WORK TO COMPLETE.
Output each line exactly as it appears, skipping any embedded picture.

INFORMATION SUPPLIED.
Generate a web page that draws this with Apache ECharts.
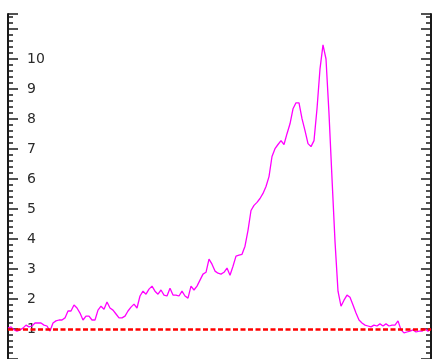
<!DOCTYPE html>
<html>
<head>
<meta charset="utf-8">
<style>
  html, body { margin: 0; padding: 0; background: #ffffff; }
  #chart { width: 436px; height: 359px; }
</style>
<script src="https://cdn.jsdelivr.net/npm/echarts@6/dist/echarts.min.js"></script>
</head>
<body>
<div id="chart"></div>
<script>
// Ratio series, one sample per step
const ratio = [
  1.03, 1.07, 0.97, 0.93, 0.97, 1.03, 1.13, 1.07, 1.10, 1.20,
  1.20, 1.20, 1.13, 1.10, 0.93, 1.20, 1.27, 1.30, 1.30, 1.37,
  1.60, 1.60, 1.80, 1.70, 1.53, 1.30, 1.43, 1.43, 1.30, 1.30,
  1.63, 1.76, 1.66, 1.90, 1.70, 1.63, 1.50, 1.37, 1.37, 1.43,
  1.60, 1.73, 1.83, 1.70, 2.10, 2.26, 2.16, 2.33, 2.43, 2.26,
  2.16, 2.30, 2.13, 2.10, 2.36, 2.13, 2.13, 2.10, 2.26, 2.10,
  2.03, 2.43, 2.30, 2.43, 2.63, 2.83, 2.89, 3.33, 3.16, 2.93,
  2.86, 2.83, 2.89, 3.03, 2.79, 3.09, 3.43, 3.46, 3.49, 3.76,
  4.29, 4.95, 5.12, 5.22, 5.35, 5.52, 5.75, 6.08, 6.75, 7.01,
  7.15, 7.28, 7.15, 7.51, 7.84, 8.34, 8.54, 8.54, 8.01, 7.61,
  7.18, 7.08, 7.28, 8.34, 9.67, 10.47, 10.00, 8.18, 6.02, 3.92,
  2.26, 1.76, 1.96, 2.13, 2.06, 1.80, 1.53, 1.30, 1.20, 1.13,
  1.10, 1.07, 1.13, 1.10, 1.17, 1.10, 1.17, 1.10, 1.13, 1.13,
  1.27, 0.97, 0.87, 0.90, 0.93, 0.97, 0.90, 0.93, 0.93, 1.00,
  0.93, 1.00
];
const steps = ratio.map((_, i) => i);
// Reference level drawn as a dashed rule
const baseline = 1;
// Tick labels shown on the left scale
const yLabels = [1, 2, 3, 4, 5, 6, 7, 8, 9, 10];

const chart = echarts.init(document.getElementById('chart'), null, { renderer: 'canvas' });

const axisCommon = {
  type: 'value',
  min: 0,
  max: 11.5,
  interval: 1,
  splitLine: { show: false },
  axisLine: { show: true, lineStyle: { color: '#1a1a1a', width: 2 } },
  axisTick: { show: true, inside: true, length: 10, lineStyle: { color: '#1a1a1a', width: 1.5 } },
  minorTick: { show: true, splitNumber: 5, length: 5, lineStyle: { color: '#1a1a1a', width: 1.5 } },
  minorSplitLine: { show: false }
};

chart.setOption({
  backgroundColor: '#ffffff',
  animation: false,
  grid: { left: 8, right: 5, top: 14, height: 347, containLabel: false },
  xAxis: {
    type: 'category',
    data: steps,
    boundaryGap: false,
    show: false
  },
  yAxis: [
    Object.assign({}, axisCommon, {
      position: 'left',
      axisLabel: {
        show: true,
        inside: true,
        margin: 19,
        color: '#2a2a2a',
        fontFamily: 'DejaVu Sans',
        fontSize: 14,
        formatter: v => (yLabels.indexOf(v) >= 0 ? String(v) : '')
      }
    }),
    Object.assign({}, axisCommon, {
      position: 'right',
      axisLabel: { show: false }
    })
  ],
  series: [
    {
      type: 'line',
      data: ratio,
      showSymbol: false,
      lineStyle: { color: '#ff00ff', width: 1.3 },
      z: 2
    },
    {
      type: 'line',
      data: [],
      z: 5,
      markLine: {
        silent: true,
        symbol: ['none', 'none'],
        label: { show: false },
        lineStyle: { color: '#ff0000', width: 2.5, type: [5, 2.5] },
        data: [{ yAxis: baseline }]
      }
    }
  ]
});
</script>
</body>
</html>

OUTPUT OF THE TASK.
Generate a web page that draws this with Apache ECharts.
<!DOCTYPE html>
<html>
<head>
<meta charset="utf-8">
<style>
  html, body { margin: 0; padding: 0; background: #ffffff; }
  #chart { width: 436px; height: 359px; }
</style>
<script src="https://cdn.jsdelivr.net/npm/echarts@6/dist/echarts.min.js"></script>
</head>
<body>
<div id="chart"></div>
<script>
// Ratio series, one sample per step
const ratio = [
  1.03, 1.07, 0.97, 0.93, 0.97, 1.03, 1.13, 1.07, 1.10, 1.20,
  1.20, 1.20, 1.13, 1.10, 0.93, 1.20, 1.27, 1.30, 1.30, 1.37,
  1.60, 1.60, 1.80, 1.70, 1.53, 1.30, 1.43, 1.43, 1.30, 1.30,
  1.63, 1.76, 1.66, 1.90, 1.70, 1.63, 1.50, 1.37, 1.37, 1.43,
  1.60, 1.73, 1.83, 1.70, 2.10, 2.26, 2.16, 2.33, 2.43, 2.26,
  2.16, 2.30, 2.13, 2.10, 2.36, 2.13, 2.13, 2.10, 2.26, 2.10,
  2.03, 2.43, 2.30, 2.43, 2.63, 2.83, 2.89, 3.33, 3.16, 2.93,
  2.86, 2.83, 2.89, 3.03, 2.79, 3.09, 3.43, 3.46, 3.49, 3.76,
  4.29, 4.95, 5.12, 5.22, 5.35, 5.52, 5.75, 6.08, 6.75, 7.01,
  7.15, 7.28, 7.15, 7.51, 7.84, 8.34, 8.54, 8.54, 8.01, 7.61,
  7.18, 7.08, 7.28, 8.34, 9.67, 10.47, 10.00, 8.18, 6.02, 3.92,
  2.26, 1.76, 1.96, 2.13, 2.06, 1.80, 1.53, 1.30, 1.20, 1.13,
  1.10, 1.07, 1.13, 1.10, 1.17, 1.10, 1.17, 1.10, 1.13, 1.13,
  1.27, 0.97, 0.87, 0.90, 0.93, 0.97, 0.90, 0.93, 0.93, 1.00,
  0.93, 1.00
];
const steps = ratio.map((_, i) => i);
// Reference level drawn as a dashed rule
const baseline = 1;
// Tick labels shown on the left scale
const yLabels = [1, 2, 3, 4, 5, 6, 7, 8, 9, 10];

const chart = echarts.init(document.getElementById('chart'), null, { renderer: 'canvas' });

const axisCommon = {
  type: 'value',
  min: 0,
  max: 11.5,
  interval: 1,
  splitLine: { show: false },
  axisLine: { show: true, lineStyle: { color: '#1a1a1a', width: 2 } },
  axisTick: { show: true, inside: true, length: 10, lineStyle: { color: '#1a1a1a', width: 1.5 } },
  minorTick: { show: true, splitNumber: 5, length: 5, lineStyle: { color: '#1a1a1a', width: 1.5 } },
  minorSplitLine: { show: false }
};

chart.setOption({
  backgroundColor: '#ffffff',
  animation: false,
  grid: { left: 8, right: 5, top: 14, height: 347, containLabel: false },
  xAxis: {
    type: 'category',
    data: steps,
    boundaryGap: false,
    show: false
  },
  yAxis: [
    Object.assign({}, axisCommon, {
      position: 'left',
      axisLabel: {
        show: true,
        inside: true,
        margin: 19,
        color: '#2a2a2a',
        fontFamily: 'DejaVu Sans',
        fontSize: 14,
        formatter: v => (yLabels.indexOf(v) >= 0 ? String(v) : '')
      }
    }),
    Object.assign({}, axisCommon, {
      position: 'right',
      axisLabel: { show: false }
    })
  ],
  series: [
    {
      type: 'line',
      data: ratio,
      showSymbol: false,
      lineStyle: { color: '#ff00ff', width: 1.3 },
      z: 2
    },
    {
      type: 'line',
      data: [],
      z: 5,
      markLine: {
        silent: true,
        symbol: ['none', 'none'],
        label: { show: false },
        lineStyle: { color: '#ff0000', width: 2.5, type: [5, 2.5] },
        data: [{ yAxis: baseline }]
      }
    }
  ]
});
</script>
</body>
</html>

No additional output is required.